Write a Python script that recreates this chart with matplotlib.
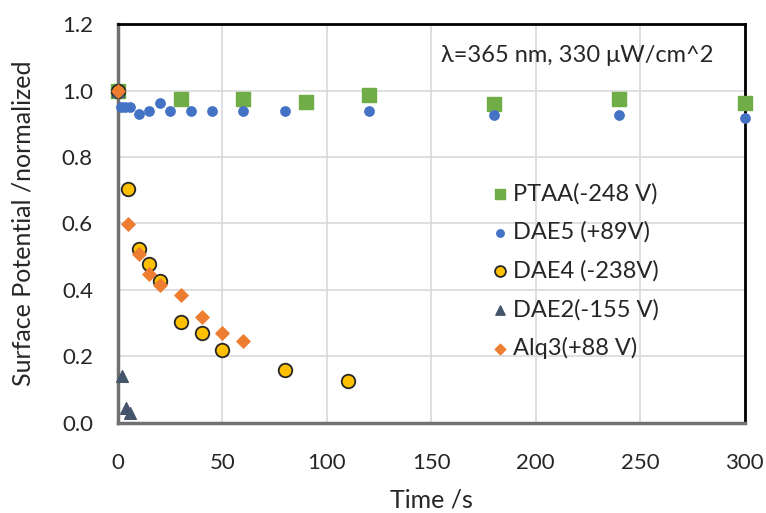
import matplotlib
matplotlib.use("Agg")
import matplotlib.pyplot as plt

# data
ptaa_t = [0, 30, 60, 90, 120, 180, 240, 300]
ptaa_v = [1.0, 0.975, 0.974, 0.965, 0.987, 0.96, 0.975, 0.962]

dae5_t = [0, 1.5, 3.5, 6, 10, 15, 20, 25, 35, 45, 60, 80, 120, 180, 240, 300]
dae5_v = [1.0, 0.95, 0.95, 0.95, 0.929, 0.939, 0.962, 0.939, 0.939, 0.939, 0.939, 0.939,
          0.939, 0.927, 0.927, 0.918]

dae4_t = [0, 5, 10, 15, 20, 30, 40, 50, 80, 110]
dae4_v = [1.0, 0.703, 0.523, 0.478, 0.426, 0.303, 0.27, 0.219, 0.159, 0.126]

dae2_t = [0, 2, 4, 6]
dae2_v = [1.0, 0.141, 0.044, 0.03]

alq3_t = [0, 5, 10, 15, 20, 30, 40, 50, 60]
alq3_v = [1.0, 0.598, 0.508, 0.448, 0.416, 0.383, 0.318, 0.269, 0.246]

plt.rcParams['font.family'] = ['Lato', 'DejaVu Sans']

fig = plt.figure(figsize=(7.66, 5.13), dpi=100)
ax = fig.add_axes([0.154, 0.176, 0.818, 0.777])

kw = dict(zorder=3, clip_on=False)
ax.scatter(ptaa_t, ptaa_v, marker='s', s=95, color='#70ad47', label='PTAA(-248 V)', **kw)
ax.scatter(dae5_t, dae5_v, marker='o', s=45, color='#4472c4', label='DAE5 (+89V)', **kw)
ax.scatter(dae4_t, dae4_v, marker='o', s=95, color='#ffc000', edgecolor='#262626',
           linewidth=1.3, label='DAE4 (-238V)', **kw)
ax.scatter(dae2_t, dae2_v, marker='^', s=70, color='#44546a', label='DAE2(-155 V)', **kw)
ax.scatter(alq3_t, alq3_v, marker='D', s=45, color='#ed7d31', label='Alq3(+88 V)', **kw)

ax.set_xlim(0, 300)
ax.set_ylim(0, 1.2)
ax.set_xticks(range(0, 301, 50))
ax.set_yticks([0, 0.2, 0.4, 0.6, 0.8, 1.0, 1.2])
ax.set_yticklabels(['0.0', '0.2', '0.4', '0.6', '0.8', '1.0', '1.2'])
ax.tick_params(length=0, labelsize=16, colors='#262626')
ax.tick_params(axis='x', pad=22)
ax.tick_params(axis='y', pad=18)
ax.grid(color='#d9d9d9', linewidth=1.2)
ax.set_axisbelow(True)

ax.spines['left'].set_color('#707070')
ax.spines['bottom'].set_color('#707070')
ax.spines['left'].set_linewidth(2.5)
ax.spines['bottom'].set_linewidth(2.5)
ax.spines['top'].set_color('black')
ax.spines['right'].set_color('black')
ax.spines['top'].set_linewidth(2)
ax.spines['right'].set_linewidth(2)

ax.set_xlabel('Time /s', fontsize=18, color='#262626', labelpad=11)
ax.set_ylabel('Surface Potential /normalized', fontsize=18, color='#262626', labelpad=20)

ax.text(0.515, 0.905, 'λ=365 nm, 330 μW/cm^2', transform=ax.transAxes,
        fontsize=17, color='#262626')

ax.legend(loc='upper left', bbox_to_anchor=(0.576, 0.625), frameon=False, fontsize=17,
          handlelength=1.0, handletextpad=0.05, labelspacing=0.72, markerscale=0.8,
          borderaxespad=0, labelcolor='#262626')

fig.savefig('out.png', dpi=100)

What you will do ->
Transcribe each line above verbatim, with the pictures left out.

Answer in full ->
Write a Python script that recreates this chart with matplotlib.
import matplotlib
matplotlib.use("Agg")
import matplotlib.pyplot as plt

# data
ptaa_t = [0, 30, 60, 90, 120, 180, 240, 300]
ptaa_v = [1.0, 0.975, 0.974, 0.965, 0.987, 0.96, 0.975, 0.962]

dae5_t = [0, 1.5, 3.5, 6, 10, 15, 20, 25, 35, 45, 60, 80, 120, 180, 240, 300]
dae5_v = [1.0, 0.95, 0.95, 0.95, 0.929, 0.939, 0.962, 0.939, 0.939, 0.939, 0.939, 0.939,
          0.939, 0.927, 0.927, 0.918]

dae4_t = [0, 5, 10, 15, 20, 30, 40, 50, 80, 110]
dae4_v = [1.0, 0.703, 0.523, 0.478, 0.426, 0.303, 0.27, 0.219, 0.159, 0.126]

dae2_t = [0, 2, 4, 6]
dae2_v = [1.0, 0.141, 0.044, 0.03]

alq3_t = [0, 5, 10, 15, 20, 30, 40, 50, 60]
alq3_v = [1.0, 0.598, 0.508, 0.448, 0.416, 0.383, 0.318, 0.269, 0.246]

plt.rcParams['font.family'] = ['Lato', 'DejaVu Sans']

fig = plt.figure(figsize=(7.66, 5.13), dpi=100)
ax = fig.add_axes([0.154, 0.176, 0.818, 0.777])

kw = dict(zorder=3, clip_on=False)
ax.scatter(ptaa_t, ptaa_v, marker='s', s=95, color='#70ad47', label='PTAA(-248 V)', **kw)
ax.scatter(dae5_t, dae5_v, marker='o', s=45, color='#4472c4', label='DAE5 (+89V)', **kw)
ax.scatter(dae4_t, dae4_v, marker='o', s=95, color='#ffc000', edgecolor='#262626',
           linewidth=1.3, label='DAE4 (-238V)', **kw)
ax.scatter(dae2_t, dae2_v, marker='^', s=70, color='#44546a', label='DAE2(-155 V)', **kw)
ax.scatter(alq3_t, alq3_v, marker='D', s=45, color='#ed7d31', label='Alq3(+88 V)', **kw)

ax.set_xlim(0, 300)
ax.set_ylim(0, 1.2)
ax.set_xticks(range(0, 301, 50))
ax.set_yticks([0, 0.2, 0.4, 0.6, 0.8, 1.0, 1.2])
ax.set_yticklabels(['0.0', '0.2', '0.4', '0.6', '0.8', '1.0', '1.2'])
ax.tick_params(length=0, labelsize=16, colors='#262626')
ax.tick_params(axis='x', pad=22)
ax.tick_params(axis='y', pad=18)
ax.grid(color='#d9d9d9', linewidth=1.2)
ax.set_axisbelow(True)

ax.spines['left'].set_color('#707070')
ax.spines['bottom'].set_color('#707070')
ax.spines['left'].set_linewidth(2.5)
ax.spines['bottom'].set_linewidth(2.5)
ax.spines['top'].set_color('black')
ax.spines['right'].set_color('black')
ax.spines['top'].set_linewidth(2)
ax.spines['right'].set_linewidth(2)

ax.set_xlabel('Time /s', fontsize=18, color='#262626', labelpad=11)
ax.set_ylabel('Surface Potential /normalized', fontsize=18, color='#262626', labelpad=20)

ax.text(0.515, 0.905, 'λ=365 nm, 330 μW/cm^2', transform=ax.transAxes,
        fontsize=17, color='#262626')

ax.legend(loc='upper left', bbox_to_anchor=(0.576, 0.625), frameon=False, fontsize=17,
          handlelength=1.0, handletextpad=0.05, labelspacing=0.72, markerscale=0.8,
          borderaxespad=0, labelcolor='#262626')

fig.savefig('out.png', dpi=100)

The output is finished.